HSBC launched a new $2bn (£1.56bn) share buyback programme after comfortably beating expectations in the second quarter.
In the three months to June, pretax profit hit $8.8bn (£6.86bn) – over $4bn higher than last year and surpassing the $8bn predicted by analysts.
The strong performance reflected the impact of rising interest rates around the world which helped revenue rise to $16.7bn. There were particularly strong performances in its commercial banking and its wealth and personal banking segments.
Its net interest margin was 1.72 per cent, up three basis points compared with the first quarter. HSBC lifted its full year net interest income guidance to over $35bn and upgraded its forecast for its return on tangible equity, a key measure of profitability.
Will Howlett, equity research analyst at Quilter Cheviot: “Banks are beginning to be squeezed by governments and regulators to pass on higher interest rates to depositors, and this means net interest margins for many have likely peaked”
“For HSBC, however, it has large operations outside the UK, where the pressure isn’t so great due to more limited competition. So while the net interest margin will have peaked, it won’t have to fall quite so much as its listed peers,” Howlett continued.
HSBC also announced an interim dividend of 10 cents per share, up from nine cents last year.

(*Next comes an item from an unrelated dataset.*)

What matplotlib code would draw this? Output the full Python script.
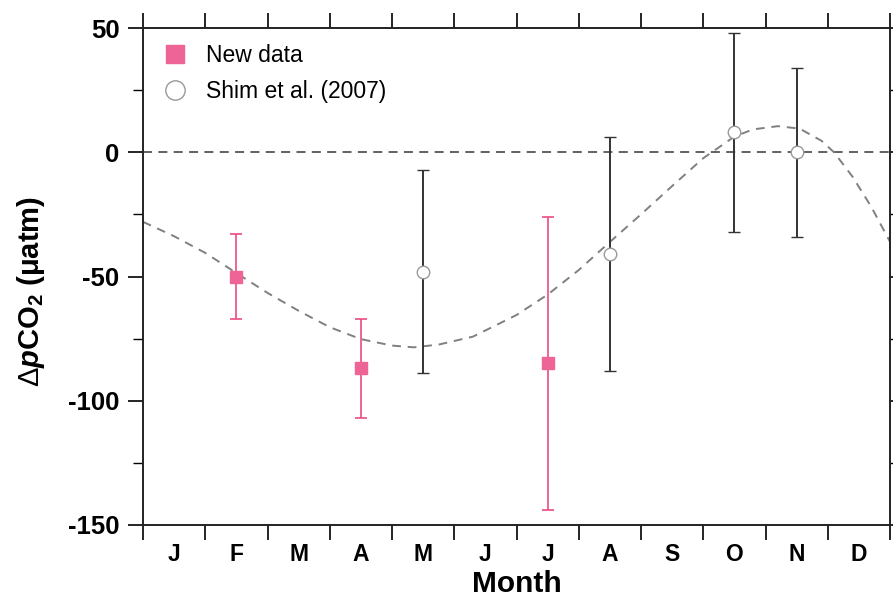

Its shares were up 2.1 per cent in early trading.
Chief executive Noel Quinn said: “There was good broad-based profit generation around the world, higher revenue in our global businesses driven by strong net interest income, and continued tight cost control.”
HSBC had to increase its provisions for credit losses to $900m, with $300m set aside to cover the commercial real estate sector in China and $300m in the UK, mainly in commercial banking.

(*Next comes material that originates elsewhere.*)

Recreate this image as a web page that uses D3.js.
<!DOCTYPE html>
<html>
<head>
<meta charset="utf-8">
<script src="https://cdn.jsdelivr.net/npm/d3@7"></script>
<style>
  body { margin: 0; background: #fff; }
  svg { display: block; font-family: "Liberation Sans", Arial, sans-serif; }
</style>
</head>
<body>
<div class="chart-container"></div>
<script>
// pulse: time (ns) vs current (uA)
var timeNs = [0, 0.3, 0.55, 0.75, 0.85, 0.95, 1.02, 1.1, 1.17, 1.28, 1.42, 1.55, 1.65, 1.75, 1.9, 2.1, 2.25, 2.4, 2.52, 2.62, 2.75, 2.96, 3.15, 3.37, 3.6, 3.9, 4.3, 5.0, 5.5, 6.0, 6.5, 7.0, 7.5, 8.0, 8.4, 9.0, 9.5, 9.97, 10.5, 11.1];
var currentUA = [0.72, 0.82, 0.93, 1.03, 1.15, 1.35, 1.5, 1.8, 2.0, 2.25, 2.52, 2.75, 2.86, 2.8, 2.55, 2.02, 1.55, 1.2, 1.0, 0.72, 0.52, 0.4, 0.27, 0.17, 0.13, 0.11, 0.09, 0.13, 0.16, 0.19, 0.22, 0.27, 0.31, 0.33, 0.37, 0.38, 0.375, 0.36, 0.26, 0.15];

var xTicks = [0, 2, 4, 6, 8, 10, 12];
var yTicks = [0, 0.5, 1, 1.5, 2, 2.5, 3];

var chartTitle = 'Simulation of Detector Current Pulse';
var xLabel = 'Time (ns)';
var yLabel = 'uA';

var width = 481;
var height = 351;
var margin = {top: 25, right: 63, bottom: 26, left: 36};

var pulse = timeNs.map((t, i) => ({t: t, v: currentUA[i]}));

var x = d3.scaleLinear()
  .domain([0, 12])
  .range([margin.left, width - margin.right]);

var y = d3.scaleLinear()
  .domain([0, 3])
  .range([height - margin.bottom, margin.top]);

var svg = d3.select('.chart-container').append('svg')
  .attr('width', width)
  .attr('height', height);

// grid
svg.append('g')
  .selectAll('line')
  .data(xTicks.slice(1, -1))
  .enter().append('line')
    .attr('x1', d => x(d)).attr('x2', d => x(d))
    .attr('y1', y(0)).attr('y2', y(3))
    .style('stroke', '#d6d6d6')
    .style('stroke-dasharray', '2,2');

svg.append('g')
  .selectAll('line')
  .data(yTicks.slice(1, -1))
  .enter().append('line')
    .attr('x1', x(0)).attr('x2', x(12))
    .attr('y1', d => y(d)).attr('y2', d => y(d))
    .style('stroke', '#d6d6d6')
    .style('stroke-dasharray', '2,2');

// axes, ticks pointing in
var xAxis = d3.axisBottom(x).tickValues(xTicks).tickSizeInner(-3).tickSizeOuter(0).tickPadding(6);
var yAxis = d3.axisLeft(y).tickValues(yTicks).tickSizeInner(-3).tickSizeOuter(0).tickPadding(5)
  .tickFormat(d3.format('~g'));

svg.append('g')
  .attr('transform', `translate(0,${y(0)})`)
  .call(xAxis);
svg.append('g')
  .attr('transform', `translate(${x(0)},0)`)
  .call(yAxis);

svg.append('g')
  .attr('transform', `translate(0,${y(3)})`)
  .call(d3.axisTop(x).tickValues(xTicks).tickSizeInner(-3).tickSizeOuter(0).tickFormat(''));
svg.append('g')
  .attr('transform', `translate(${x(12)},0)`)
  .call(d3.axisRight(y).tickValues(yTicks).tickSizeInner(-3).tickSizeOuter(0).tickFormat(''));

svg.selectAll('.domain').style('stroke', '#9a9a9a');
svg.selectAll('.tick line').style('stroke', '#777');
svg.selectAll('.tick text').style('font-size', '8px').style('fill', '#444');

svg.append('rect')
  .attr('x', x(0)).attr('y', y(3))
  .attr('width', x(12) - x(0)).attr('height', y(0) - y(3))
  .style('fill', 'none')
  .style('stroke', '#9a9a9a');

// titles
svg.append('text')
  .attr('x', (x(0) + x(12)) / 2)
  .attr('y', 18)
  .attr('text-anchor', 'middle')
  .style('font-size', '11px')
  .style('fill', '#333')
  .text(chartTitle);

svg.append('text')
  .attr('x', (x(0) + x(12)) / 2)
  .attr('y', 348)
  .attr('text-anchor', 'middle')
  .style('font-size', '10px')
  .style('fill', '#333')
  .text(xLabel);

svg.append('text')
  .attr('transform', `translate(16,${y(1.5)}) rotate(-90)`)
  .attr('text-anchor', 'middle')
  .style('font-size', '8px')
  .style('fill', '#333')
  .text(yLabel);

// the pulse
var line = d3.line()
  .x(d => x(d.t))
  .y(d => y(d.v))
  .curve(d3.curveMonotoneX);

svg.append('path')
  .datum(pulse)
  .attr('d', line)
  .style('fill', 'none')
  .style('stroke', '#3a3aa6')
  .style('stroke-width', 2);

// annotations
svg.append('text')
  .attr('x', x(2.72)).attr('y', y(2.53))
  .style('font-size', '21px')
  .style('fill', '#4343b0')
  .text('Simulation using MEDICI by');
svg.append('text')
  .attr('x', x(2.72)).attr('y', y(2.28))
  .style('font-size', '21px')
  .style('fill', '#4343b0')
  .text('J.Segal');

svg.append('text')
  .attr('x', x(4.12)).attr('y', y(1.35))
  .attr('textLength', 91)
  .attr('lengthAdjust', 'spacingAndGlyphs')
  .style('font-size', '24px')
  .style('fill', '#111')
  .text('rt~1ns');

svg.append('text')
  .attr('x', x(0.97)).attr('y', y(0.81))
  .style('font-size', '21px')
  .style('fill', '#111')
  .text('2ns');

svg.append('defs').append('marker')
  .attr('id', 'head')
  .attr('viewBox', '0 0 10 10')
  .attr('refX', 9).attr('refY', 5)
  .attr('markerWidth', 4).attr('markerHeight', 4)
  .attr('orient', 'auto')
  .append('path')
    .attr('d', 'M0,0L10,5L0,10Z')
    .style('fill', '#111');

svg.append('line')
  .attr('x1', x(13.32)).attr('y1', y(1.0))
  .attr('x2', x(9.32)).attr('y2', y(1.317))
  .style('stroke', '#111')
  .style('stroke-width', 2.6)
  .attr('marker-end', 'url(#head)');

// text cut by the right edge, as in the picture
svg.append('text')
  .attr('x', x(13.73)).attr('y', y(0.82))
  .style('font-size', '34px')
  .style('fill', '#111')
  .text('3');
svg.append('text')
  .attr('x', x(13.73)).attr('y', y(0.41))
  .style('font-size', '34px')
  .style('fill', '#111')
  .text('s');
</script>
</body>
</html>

Quinn said the bank was keeping and close eye on the economic situation in the UK but said “we have seen limited signs of stress in the mortgage book”.
The results are the first since HSBC successfully fought off a campaign led by its largest shareholder Ping An to demerge the bank’s Chinese business.
Quinn said the vote at company’s AGM earlier this year was a “conclusive and decisive outcome as a vote”. He said “we’ve moved on from there we are now very much focused on performance”.
Although Ping An’s campaign was unsuccessful, HSBC recently unveiled plans to bolster revenue in its Asia business. It hopes to boost revenue by up to nine per cent in its Asian wealth business over the next three to four years.
Finance chief Georges Elhedery said in a recent interview that HSBC is reviewing exists from as many as a dozen countries in order to concentrate on its Asia business.
It has withdrawn or is in the process of withdrawing from Canada, Russia and Greece. It is also attempting to extricate itself from its French retail business, a process which faced delays as rising interest rates forced the buyer, Cerberus, to stump up more cash.
Discussing the results, Quinn said “if you take anything from today’s results, its that our strategy is working”.
HSBC’s results follow reports from Lloyds, Natwest and Barclays last week. Although the three high street lenders reported significant profits, they warned that changing customer behaviour may increasingly weigh on performance for the rest of the year.